Hey guys I've just decided to do fallen angel army so for my commander I chose to convert the arch fallen himself Luther. He's a dark angel veteran with Gabriel seth's head and arms. I twisted the model'torso by cutting it and filing until it fitted in to a new position. The sword is from a bloodletter.



















COMMENTS WELCOME!!!!!!!!!!!!!!!!11


----------



## texcuda (Aug 17, 2010)

pretty cool looking, good luck


----------



## TG1 (May 1, 2009)

tHANKS FORTHE REP


----------



## shaantitus (Aug 3, 2009)

Looks impressive, only hassle i can see is that the sword is bent down slightly. Look forward to seeing it painted. See if you can get the pics to show in you post rather than as a link. I think you will get more responses that way.


----------



## TG1 (May 1, 2009)

thanks. The sword is a continuing pain in my back side but I believe i've sorted it out


----------



## The Wraithlord (Jan 1, 2007)

Nice conversions so far, look forward to seeing the paint done.

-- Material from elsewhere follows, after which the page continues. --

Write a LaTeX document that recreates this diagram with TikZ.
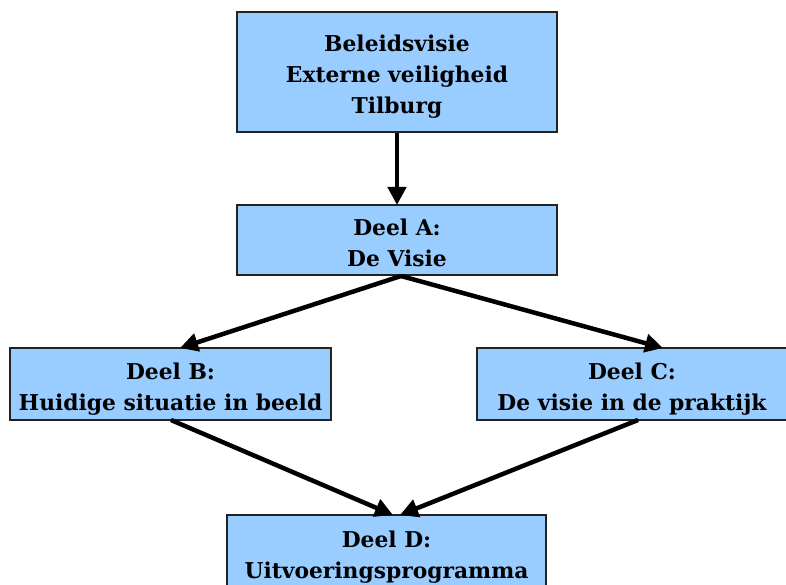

Two things about posting pics: 1) use the img /img tags instead of url tags (little picture icon in the editor) and 2) when using the img tags, use the direct link photobucket provides. That way people can see your pics without having to hit another page entirely. I have edited your first post to show this.


----------



## Deggers (Aug 17, 2010)

Nice conversion, can`t wait to see him painted up.. have some rep..


----------



## TG1 (May 1, 2009)

Thanks wraithlord


----------



## PanzerPig (Apr 15, 2008)

Looks really nice, in particular how the robes flow correctly, like he's starting or ending a spinning motion. Good work.


----------